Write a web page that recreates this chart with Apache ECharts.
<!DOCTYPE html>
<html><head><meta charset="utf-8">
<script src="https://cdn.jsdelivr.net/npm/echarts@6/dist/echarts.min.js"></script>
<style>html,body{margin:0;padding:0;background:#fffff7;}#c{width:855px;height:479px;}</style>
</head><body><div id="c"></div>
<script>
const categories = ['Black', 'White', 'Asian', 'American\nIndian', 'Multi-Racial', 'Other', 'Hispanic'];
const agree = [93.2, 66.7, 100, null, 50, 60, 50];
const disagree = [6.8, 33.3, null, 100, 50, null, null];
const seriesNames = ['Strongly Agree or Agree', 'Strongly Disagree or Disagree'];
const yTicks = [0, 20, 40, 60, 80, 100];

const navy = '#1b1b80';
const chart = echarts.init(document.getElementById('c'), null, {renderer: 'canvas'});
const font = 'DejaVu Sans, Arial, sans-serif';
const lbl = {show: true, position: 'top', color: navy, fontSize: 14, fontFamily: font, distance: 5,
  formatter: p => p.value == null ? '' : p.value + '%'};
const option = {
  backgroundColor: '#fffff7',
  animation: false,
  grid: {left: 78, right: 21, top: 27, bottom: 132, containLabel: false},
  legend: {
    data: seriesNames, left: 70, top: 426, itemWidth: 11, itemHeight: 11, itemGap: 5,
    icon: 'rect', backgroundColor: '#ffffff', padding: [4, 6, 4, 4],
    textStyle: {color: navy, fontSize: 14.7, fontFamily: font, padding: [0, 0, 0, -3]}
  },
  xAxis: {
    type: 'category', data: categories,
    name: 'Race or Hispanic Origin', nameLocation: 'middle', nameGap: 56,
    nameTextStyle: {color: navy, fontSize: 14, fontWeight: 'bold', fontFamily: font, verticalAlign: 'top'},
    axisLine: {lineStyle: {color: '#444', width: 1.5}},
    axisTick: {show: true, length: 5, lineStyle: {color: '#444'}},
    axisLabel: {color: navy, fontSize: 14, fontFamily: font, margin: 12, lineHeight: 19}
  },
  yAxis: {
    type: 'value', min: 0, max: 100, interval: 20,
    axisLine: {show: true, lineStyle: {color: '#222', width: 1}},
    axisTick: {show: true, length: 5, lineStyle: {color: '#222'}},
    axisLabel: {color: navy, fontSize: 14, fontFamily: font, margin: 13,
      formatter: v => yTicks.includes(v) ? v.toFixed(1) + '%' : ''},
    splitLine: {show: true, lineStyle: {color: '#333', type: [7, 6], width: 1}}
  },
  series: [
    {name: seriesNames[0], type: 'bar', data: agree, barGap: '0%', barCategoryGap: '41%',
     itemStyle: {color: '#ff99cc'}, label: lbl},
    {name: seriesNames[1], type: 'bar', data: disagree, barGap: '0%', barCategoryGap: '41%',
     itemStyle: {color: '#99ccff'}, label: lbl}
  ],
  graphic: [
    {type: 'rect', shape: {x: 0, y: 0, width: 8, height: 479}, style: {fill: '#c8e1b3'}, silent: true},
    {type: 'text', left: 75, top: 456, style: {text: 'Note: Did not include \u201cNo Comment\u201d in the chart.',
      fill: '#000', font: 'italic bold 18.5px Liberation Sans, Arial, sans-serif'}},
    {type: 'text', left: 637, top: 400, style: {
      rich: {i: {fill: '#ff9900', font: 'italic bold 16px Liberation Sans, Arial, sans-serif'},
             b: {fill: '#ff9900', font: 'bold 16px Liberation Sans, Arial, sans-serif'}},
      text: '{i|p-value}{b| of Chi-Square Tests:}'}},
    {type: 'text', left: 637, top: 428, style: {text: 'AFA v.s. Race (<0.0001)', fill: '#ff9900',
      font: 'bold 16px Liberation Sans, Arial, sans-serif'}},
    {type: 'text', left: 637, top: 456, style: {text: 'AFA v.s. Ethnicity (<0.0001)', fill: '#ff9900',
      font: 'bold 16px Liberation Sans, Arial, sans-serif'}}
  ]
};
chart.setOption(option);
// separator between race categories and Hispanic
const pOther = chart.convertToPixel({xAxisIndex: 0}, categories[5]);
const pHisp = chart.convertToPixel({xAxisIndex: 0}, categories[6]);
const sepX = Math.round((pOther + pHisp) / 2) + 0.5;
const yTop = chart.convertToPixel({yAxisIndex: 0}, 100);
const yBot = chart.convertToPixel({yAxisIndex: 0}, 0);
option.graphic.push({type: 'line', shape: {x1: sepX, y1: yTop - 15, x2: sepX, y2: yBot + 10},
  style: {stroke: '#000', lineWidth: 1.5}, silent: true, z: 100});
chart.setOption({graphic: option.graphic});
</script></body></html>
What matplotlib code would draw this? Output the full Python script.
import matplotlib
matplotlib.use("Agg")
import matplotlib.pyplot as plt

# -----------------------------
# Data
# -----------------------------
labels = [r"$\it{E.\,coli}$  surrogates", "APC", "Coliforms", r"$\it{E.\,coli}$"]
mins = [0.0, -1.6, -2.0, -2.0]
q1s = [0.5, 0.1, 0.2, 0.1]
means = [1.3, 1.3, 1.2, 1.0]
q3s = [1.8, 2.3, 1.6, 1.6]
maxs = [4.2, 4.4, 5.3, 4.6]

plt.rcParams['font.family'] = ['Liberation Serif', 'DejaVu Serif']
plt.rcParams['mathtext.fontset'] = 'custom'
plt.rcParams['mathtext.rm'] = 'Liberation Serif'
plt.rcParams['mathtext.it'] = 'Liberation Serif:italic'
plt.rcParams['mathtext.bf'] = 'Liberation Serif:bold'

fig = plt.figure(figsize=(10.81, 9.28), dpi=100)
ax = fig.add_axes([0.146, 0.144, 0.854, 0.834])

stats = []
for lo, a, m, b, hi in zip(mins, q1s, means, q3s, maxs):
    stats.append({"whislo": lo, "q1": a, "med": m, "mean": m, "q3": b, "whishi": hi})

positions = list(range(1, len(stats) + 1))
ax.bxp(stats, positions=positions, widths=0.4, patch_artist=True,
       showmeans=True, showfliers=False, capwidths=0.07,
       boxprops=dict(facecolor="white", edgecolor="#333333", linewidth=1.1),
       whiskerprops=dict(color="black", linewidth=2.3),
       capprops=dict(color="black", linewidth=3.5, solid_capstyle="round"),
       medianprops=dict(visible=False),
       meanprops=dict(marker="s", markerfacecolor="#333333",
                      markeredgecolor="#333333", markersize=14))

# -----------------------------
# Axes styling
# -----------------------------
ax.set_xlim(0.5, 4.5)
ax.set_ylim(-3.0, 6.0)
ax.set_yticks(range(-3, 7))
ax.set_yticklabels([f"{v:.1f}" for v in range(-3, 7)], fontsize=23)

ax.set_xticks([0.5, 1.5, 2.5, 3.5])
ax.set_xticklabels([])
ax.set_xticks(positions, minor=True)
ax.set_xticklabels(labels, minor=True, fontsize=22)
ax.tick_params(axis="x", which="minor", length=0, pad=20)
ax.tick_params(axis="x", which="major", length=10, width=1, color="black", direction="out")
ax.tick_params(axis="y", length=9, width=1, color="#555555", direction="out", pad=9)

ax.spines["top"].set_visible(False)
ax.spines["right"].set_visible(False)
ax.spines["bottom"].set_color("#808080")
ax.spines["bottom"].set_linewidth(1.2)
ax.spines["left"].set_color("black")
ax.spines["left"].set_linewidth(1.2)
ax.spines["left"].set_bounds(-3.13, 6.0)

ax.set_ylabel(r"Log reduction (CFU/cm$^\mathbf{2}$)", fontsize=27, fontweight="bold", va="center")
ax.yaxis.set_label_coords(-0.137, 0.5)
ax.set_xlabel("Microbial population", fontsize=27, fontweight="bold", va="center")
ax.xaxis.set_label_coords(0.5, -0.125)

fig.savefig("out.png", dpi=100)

==========

Write each line above out exactly.

Write a web page that recreates this chart with Apache ECharts.
<!DOCTYPE html>
<html><head><meta charset="utf-8">
<script src="https://cdn.jsdelivr.net/npm/echarts@6/dist/echarts.min.js"></script>
<style>html,body{margin:0;padding:0;background:#fffff7;}#c{width:855px;height:479px;}</style>
</head><body><div id="c"></div>
<script>
const categories = ['Black', 'White', 'Asian', 'American\nIndian', 'Multi-Racial', 'Other', 'Hispanic'];
const agree = [93.2, 66.7, 100, null, 50, 60, 50];
const disagree = [6.8, 33.3, null, 100, 50, null, null];
const seriesNames = ['Strongly Agree or Agree', 'Strongly Disagree or Disagree'];
const yTicks = [0, 20, 40, 60, 80, 100];

const navy = '#1b1b80';
const chart = echarts.init(document.getElementById('c'), null, {renderer: 'canvas'});
const font = 'DejaVu Sans, Arial, sans-serif';
const lbl = {show: true, position: 'top', color: navy, fontSize: 14, fontFamily: font, distance: 5,
  formatter: p => p.value == null ? '' : p.value + '%'};
const option = {
  backgroundColor: '#fffff7',
  animation: false,
  grid: {left: 78, right: 21, top: 27, bottom: 132, containLabel: false},
  legend: {
    data: seriesNames, left: 70, top: 426, itemWidth: 11, itemHeight: 11, itemGap: 5,
    icon: 'rect', backgroundColor: '#ffffff', padding: [4, 6, 4, 4],
    textStyle: {color: navy, fontSize: 14.7, fontFamily: font, padding: [0, 0, 0, -3]}
  },
  xAxis: {
    type: 'category', data: categories,
    name: 'Race or Hispanic Origin', nameLocation: 'middle', nameGap: 56,
    nameTextStyle: {color: navy, fontSize: 14, fontWeight: 'bold', fontFamily: font, verticalAlign: 'top'},
    axisLine: {lineStyle: {color: '#444', width: 1.5}},
    axisTick: {show: true, length: 5, lineStyle: {color: '#444'}},
    axisLabel: {color: navy, fontSize: 14, fontFamily: font, margin: 12, lineHeight: 19}
  },
  yAxis: {
    type: 'value', min: 0, max: 100, interval: 20,
    axisLine: {show: true, lineStyle: {color: '#222', width: 1}},
    axisTick: {show: true, length: 5, lineStyle: {color: '#222'}},
    axisLabel: {color: navy, fontSize: 14, fontFamily: font, margin: 13,
      formatter: v => yTicks.includes(v) ? v.toFixed(1) + '%' : ''},
    splitLine: {show: true, lineStyle: {color: '#333', type: [7, 6], width: 1}}
  },
  series: [
    {name: seriesNames[0], type: 'bar', data: agree, barGap: '0%', barCategoryGap: '41%',
     itemStyle: {color: '#ff99cc'}, label: lbl},
    {name: seriesNames[1], type: 'bar', data: disagree, barGap: '0%', barCategoryGap: '41%',
     itemStyle: {color: '#99ccff'}, label: lbl}
  ],
  graphic: [
    {type: 'rect', shape: {x: 0, y: 0, width: 8, height: 479}, style: {fill: '#c8e1b3'}, silent: true},
    {type: 'text', left: 75, top: 456, style: {text: 'Note: Did not include \u201cNo Comment\u201d in the chart.',
      fill: '#000', font: 'italic bold 18.5px Liberation Sans, Arial, sans-serif'}},
    {type: 'text', left: 637, top: 400, style: {
      rich: {i: {fill: '#ff9900', font: 'italic bold 16px Liberation Sans, Arial, sans-serif'},
             b: {fill: '#ff9900', font: 'bold 16px Liberation Sans, Arial, sans-serif'}},
      text: '{i|p-value}{b| of Chi-Square Tests:}'}},
    {type: 'text', left: 637, top: 428, style: {text: 'AFA v.s. Race (<0.0001)', fill: '#ff9900',
      font: 'bold 16px Liberation Sans, Arial, sans-serif'}},
    {type: 'text', left: 637, top: 456, style: {text: 'AFA v.s. Ethnicity (<0.0001)', fill: '#ff9900',
      font: 'bold 16px Liberation Sans, Arial, sans-serif'}}
  ]
};
chart.setOption(option);
// separator between race categories and Hispanic
const pOther = chart.convertToPixel({xAxisIndex: 0}, categories[5]);
const pHisp = chart.convertToPixel({xAxisIndex: 0}, categories[6]);
const sepX = Math.round((pOther + pHisp) / 2) + 0.5;
const yTop = chart.convertToPixel({yAxisIndex: 0}, 100);
const yBot = chart.convertToPixel({yAxisIndex: 0}, 0);
option.graphic.push({type: 'line', shape: {x1: sepX, y1: yTop - 15, x2: sepX, y2: yBot + 10},
  style: {stroke: '#000', lineWidth: 1.5}, silent: true, z: 100});
chart.setOption({graphic: option.graphic});
</script></body></html>
What matplotlib code would draw this? Output the full Python script.
import matplotlib
matplotlib.use("Agg")
import matplotlib.pyplot as plt

# -----------------------------
# Data
# -----------------------------
labels = [r"$\it{E.\,coli}$  surrogates", "APC", "Coliforms", r"$\it{E.\,coli}$"]
mins = [0.0, -1.6, -2.0, -2.0]
q1s = [0.5, 0.1, 0.2, 0.1]
means = [1.3, 1.3, 1.2, 1.0]
q3s = [1.8, 2.3, 1.6, 1.6]
maxs = [4.2, 4.4, 5.3, 4.6]

plt.rcParams['font.family'] = ['Liberation Serif', 'DejaVu Serif']
plt.rcParams['mathtext.fontset'] = 'custom'
plt.rcParams['mathtext.rm'] = 'Liberation Serif'
plt.rcParams['mathtext.it'] = 'Liberation Serif:italic'
plt.rcParams['mathtext.bf'] = 'Liberation Serif:bold'

fig = plt.figure(figsize=(10.81, 9.28), dpi=100)
ax = fig.add_axes([0.146, 0.144, 0.854, 0.834])

stats = []
for lo, a, m, b, hi in zip(mins, q1s, means, q3s, maxs):
    stats.append({"whislo": lo, "q1": a, "med": m, "mean": m, "q3": b, "whishi": hi})

positions = list(range(1, len(stats) + 1))
ax.bxp(stats, positions=positions, widths=0.4, patch_artist=True,
       showmeans=True, showfliers=False, capwidths=0.07,
       boxprops=dict(facecolor="white", edgecolor="#333333", linewidth=1.1),
       whiskerprops=dict(color="black", linewidth=2.3),
       capprops=dict(color="black", linewidth=3.5, solid_capstyle="round"),
       medianprops=dict(visible=False),
       meanprops=dict(marker="s", markerfacecolor="#333333",
                      markeredgecolor="#333333", markersize=14))

# -----------------------------
# Axes styling
# -----------------------------
ax.set_xlim(0.5, 4.5)
ax.set_ylim(-3.0, 6.0)
ax.set_yticks(range(-3, 7))
ax.set_yticklabels([f"{v:.1f}" for v in range(-3, 7)], fontsize=23)

ax.set_xticks([0.5, 1.5, 2.5, 3.5])
ax.set_xticklabels([])
ax.set_xticks(positions, minor=True)
ax.set_xticklabels(labels, minor=True, fontsize=22)
ax.tick_params(axis="x", which="minor", length=0, pad=20)
ax.tick_params(axis="x", which="major", length=10, width=1, color="black", direction="out")
ax.tick_params(axis="y", length=9, width=1, color="#555555", direction="out", pad=9)

ax.spines["top"].set_visible(False)
ax.spines["right"].set_visible(False)
ax.spines["bottom"].set_color("#808080")
ax.spines["bottom"].set_linewidth(1.2)
ax.spines["left"].set_color("black")
ax.spines["left"].set_linewidth(1.2)
ax.spines["left"].set_bounds(-3.13, 6.0)

ax.set_ylabel(r"Log reduction (CFU/cm$^\mathbf{2}$)", fontsize=27, fontweight="bold", va="center")
ax.yaxis.set_label_coords(-0.137, 0.5)
ax.set_xlabel("Microbial population", fontsize=27, fontweight="bold", va="center")
ax.xaxis.set_label_coords(0.5, -0.125)

fig.savefig("out.png", dpi=100)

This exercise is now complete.